▶ _Exercise aim_: Leave out the pictures, and retype only the lines from the beginning of the material through the line that contains "const HEIGHT = 351;", including both.

========

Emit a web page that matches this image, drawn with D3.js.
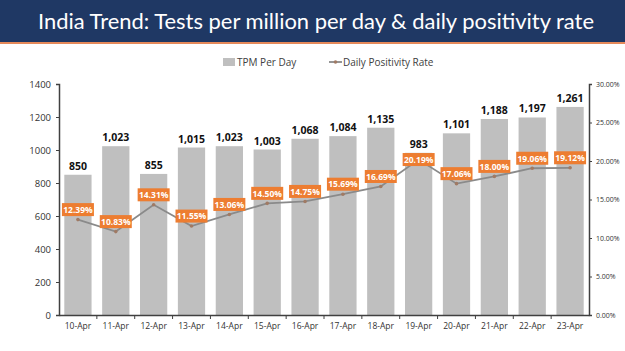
<!DOCTYPE html>
<html>
<head>
<meta charset="utf-8">
<script src="https://cdn.jsdelivr.net/npm/d3@7"></script>
<style>
  body { margin: 0; background: #fff; }
  text { font-family: "Open Sans", "Liberation Sans", sans-serif; }
</style>
</head>
<body>
<script>
const WIDTH = 625;
const HEIGHT = 351;

const fechas = ["10-Apr", "11-Apr", "12-Apr", "13-Apr", "14-Apr", "15-Apr", "16-Apr",
  "17-Apr", "18-Apr", "19-Apr", "20-Apr", "21-Apr", "22-Apr", "23-Apr"];
const tpm = [850, 1023, 855, 1015, 1023, 1003, 1068, 1084, 1135, 983, 1101, 1188, 1197, 1261];
const positividad = [12.39, 10.83, 14.31, 11.55, 13.06, 14.50, 14.75, 15.69, 16.69, 20.19, 17.06, 18.00, 19.06, 19.12];
const ticksIzq = [0, 200, 400, 600, 800, 1000, 1200, 1400];
const ticksDer = [0, 5, 10, 15, 20, 25, 30];

const SVG = d3.select("body").append("svg")
  .attr("width", WIDTH)
  .attr("height", HEIGHT);

// cabecera
SVG.append("rect").attr("x", 0).attr("y", 0).attr("width", WIDTH).attr("height", 42).attr("fill", "#1f3864");
SVG.append("rect").attr("x", 0).attr("y", 42).attr("width", WIDTH).attr("height", 2).attr("fill", "#e5895a");
SVG.append("text")
  .attr("x", 316).attr("y", 29)
  .attr("text-anchor", "middle")
  .attr("fill", "#fff")
  .attr("textLength", 556)
  .attr("lengthAdjust", "spacingAndGlyphs")
  .style("font-family", "Lato, 'Open Sans', sans-serif")
  .style("font-size", "22px")
  .text("India Trend: Tests per million per day & daily positivity rate");

const margen = { left: 59, right: 589, top: 84, bottom: 315 };

const x = d3.scaleBand().domain(fechas).range([margen.left, margen.right]).paddingInner(0.28).paddingOuter(0.14);
const yIzq = d3.scaleLinear().domain([0, 1400]).range([margen.bottom, margen.top]);
const yDer = d3.scaleLinear().domain([0, 30]).range([margen.bottom, margen.top]);

// barras
SVG.append("g").selectAll("rect")
  .data(tpm)
  .join("rect")
  .attr("x", (d, i) => x(fechas[i]))
  .attr("y", (d) => yIzq(d))
  .attr("width", x.bandwidth())
  .attr("height", (d) => yIzq(0) - yIzq(d))
  .attr("fill", "#bfbfbf");

SVG.append("g").selectAll("text")
  .data(tpm)
  .join("text")
  .attr("x", (d, i) => x(fechas[i]) + x.bandwidth() / 2)
  .attr("y", (d) => yIzq(d) - 5)
  .attr("text-anchor", "middle")
  .style("font-size", "10.5px")
  .style("font-weight", "bold")
  .attr("fill", "#111")
  .text((d) => d3.format(",")(d));

// ejes
const ejeIzq = SVG.append("g")
  .attr("transform", `translate(${margen.left},0)`)
  .call(d3.axisLeft(yIzq).tickValues(ticksIzq).tickSize(3).tickPadding(5).tickFormat(d3.format("d")));
const ejeDer = SVG.append("g")
  .attr("transform", `translate(${margen.right},0)`)
  .call(d3.axisRight(yDer).tickValues(ticksDer).tickSize(3).tickPadding(4)
    .tickFormat((d) => d.toFixed(2) + "%"));
const ejeX = SVG.append("g")
  .attr("transform", `translate(0,${margen.bottom})`)
  .call(d3.axisBottom(x).tickSize(0).tickPadding(8));

// marcas entre categorías
SVG.append("g").selectAll("line")
  .data(fechas.slice(1))
  .join("line")
  .attr("x1", (d) => x(d) - x.step() * x.paddingInner() / 2)
  .attr("x2", (d) => x(d) - x.step() * x.paddingInner() / 2)
  .attr("y1", margen.bottom)
  .attr("y2", margen.bottom + 4)
  .attr("stroke", "#404040");

[ejeIzq, ejeDer, ejeX].forEach((g) => {
  g.select(".domain").attr("stroke", "#404040").attr("stroke-width", 1.5);
  g.selectAll(".tick line").attr("stroke", "#404040");
  g.selectAll(".tick text").attr("fill", "#333").style("font-family", "'Open Sans', sans-serif");
});
ejeIzq.selectAll(".tick text").style("font-size", "9.5px");
ejeDer.selectAll(".tick text").style("font-size", "7px");
ejeX.selectAll(".tick text").style("font-size", "8.5px");

// línea de positividad
const linea = d3.line()
  .x((d, i) => x(fechas[i]) + x.bandwidth() / 2)
  .y((d) => yDer(d));

SVG.append("path")
  .datum(positividad)
  .attr("d", linea)
  .attr("fill", "none")
  .attr("stroke", "#8a8a8a")
  .attr("stroke-width", 1.8);

SVG.append("g").selectAll("circle")
  .data(positividad)
  .join("circle")
  .attr("cx", (d, i) => x(fechas[i]) + x.bandwidth() / 2)
  .attr("cy", (d) => yDer(d))
  .attr("r", 1.8)
  .attr("fill", "#a07a64");

// etiquetas naranjas (la del máximo va centrada sobre el punto)
const maximo = d3.maxIndex(positividad);
const etiquetas = SVG.append("g").selectAll("g")
  .data(positividad)
  .join("g")
  .attr("transform", (d, i) => `translate(${x(fechas[i]) + x.bandwidth() / 2},${yDer(d) - (i === maximo ? 0 : 10)})`);

etiquetas.append("rect")
  .attr("x", -16).attr("y", -6.5)
  .attr("width", 32).attr("height", 13)
  .attr("fill", "#ed7d31");

etiquetas.append("text")
  .attr("y", 3.3)
  .attr("text-anchor", "middle")
  .attr("fill", "#fff")
  .style("font-size", "8.5px")
  .style("font-weight", "bold")
  .text((d) => d.toFixed(2) + "%");

// leyenda
const leyenda = SVG.append("g");
leyenda.append("rect").attr("x", 223).attr("y", 58).attr("width", 12).attr("height", 8).attr("fill", "#bfbfbf");
leyenda.append("text").attr("x", 237).attr("y", 66).style("font-size", "10px").attr("fill", "#404040").text("TPM Per Day");
leyenda.append("line").attr("x1", 329).attr("x2", 342).attr("y1", 62).attr("y2", 62).attr("stroke", "#8a8a8a").attr("stroke-width", 1.8);
leyenda.append("circle").attr("cx", 335.5).attr("cy", 62).attr("r", 1.8).attr("fill", "#a07a64");
leyenda.append("text").attr("x", 343).attr("y", 66).style("font-size", "10px").attr("fill", "#404040").text("Daily Positivity Rate");
</script>
</body>
</html>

========

▶ _Result for this task_:
Emit a web page that matches this image, drawn with D3.js.
<!DOCTYPE html>
<html>
<head>
<meta charset="utf-8">
<script src="https://cdn.jsdelivr.net/npm/d3@7"></script>
<style>
  body { margin: 0; background: #fff; }
  text { font-family: "Open Sans", "Liberation Sans", sans-serif; }
</style>
</head>
<body>
<script>
const WIDTH = 625;
const HEIGHT = 351;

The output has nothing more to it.